Well, in case anyone is losing sleep worrying about how to get
to-the-microsecond timings on Unix (please don't sue me AT&T,
I promise not to say "Unix" in public again) machines,
I've learned that that IBM RS/6000 has hardware support for collecting
trace data.  AIX has a device driver that buffers trace info in the 
kernel memory until it's full and then writes it to disk.
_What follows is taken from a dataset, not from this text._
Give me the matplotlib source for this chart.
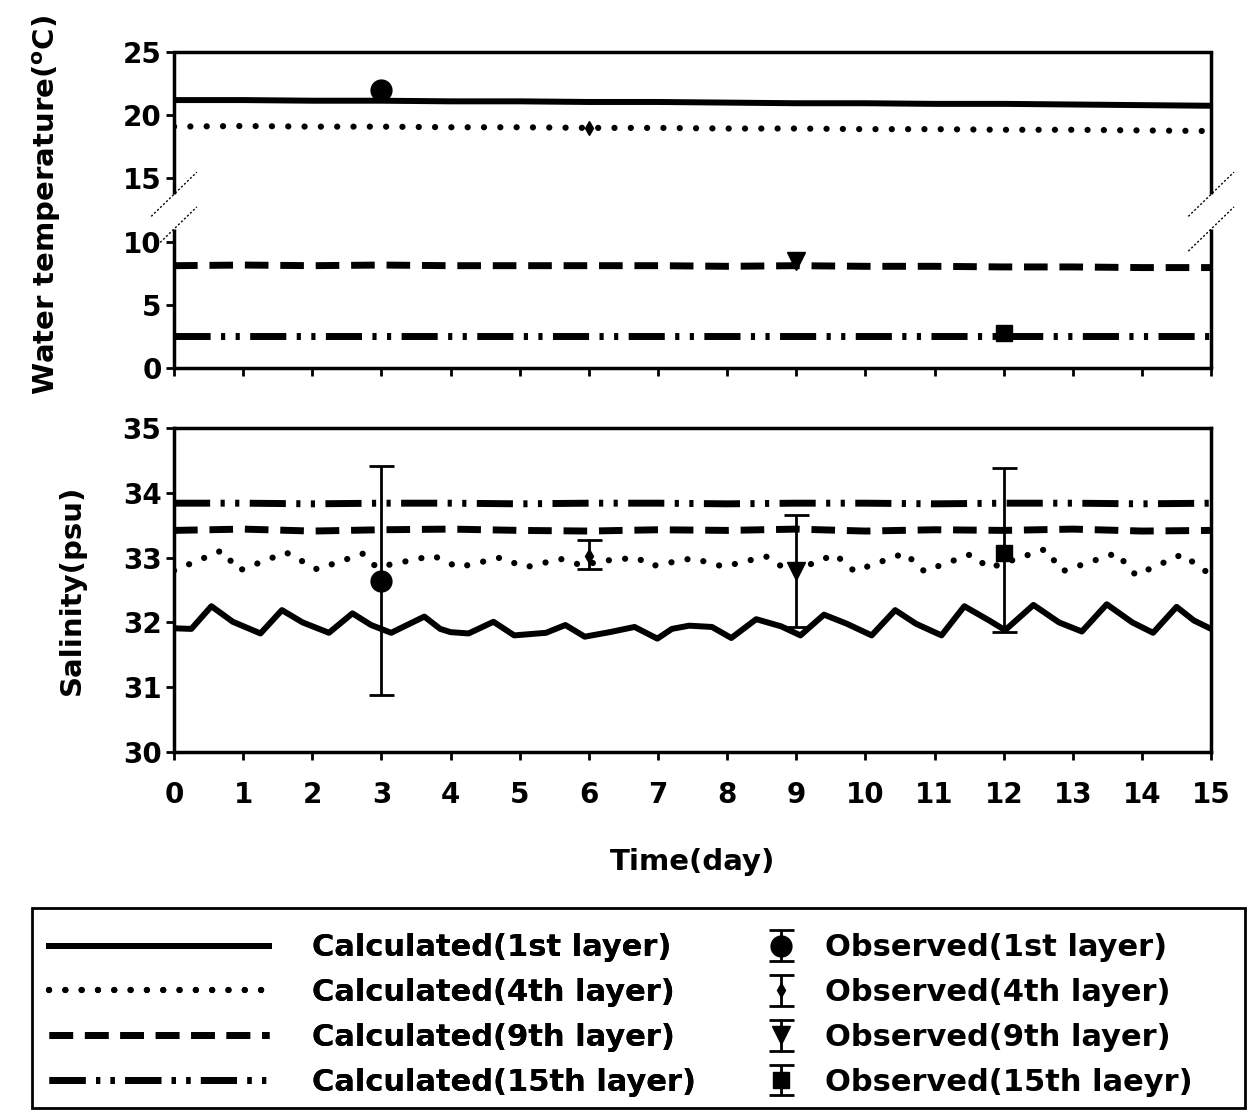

No, it's not BSD, but what can you do when you work (temporarily)
for big blue?

Yes, collecting a trace does modify performance (affecting cache,
paging, scheduling behavior, etc) but any monitoring system will be
intrusive in some way, and with hardware support it 
hopefully won't be too bad.

Yes, this means I have to reconstruct the timings for events 
in my simulated multiprocessor in a post-mortem pass.  Tracing
is not limited to the activities of a single process, but the
trace data does include operating system events such as rescheduling
a new process.  It's possible to reconstruct with some reasonable
accruacy how much time your process took, it is perhaps non-trivial
(as you have to identify and elminate time spent servicing page
faults, network interrupts, etc. etc. etc.)

Other machines may have similar capabilities, I've been lead to 
believe that the Convex machines have very nice timing facilities.
(Anyone have a convex I can borrow for a semester or two?).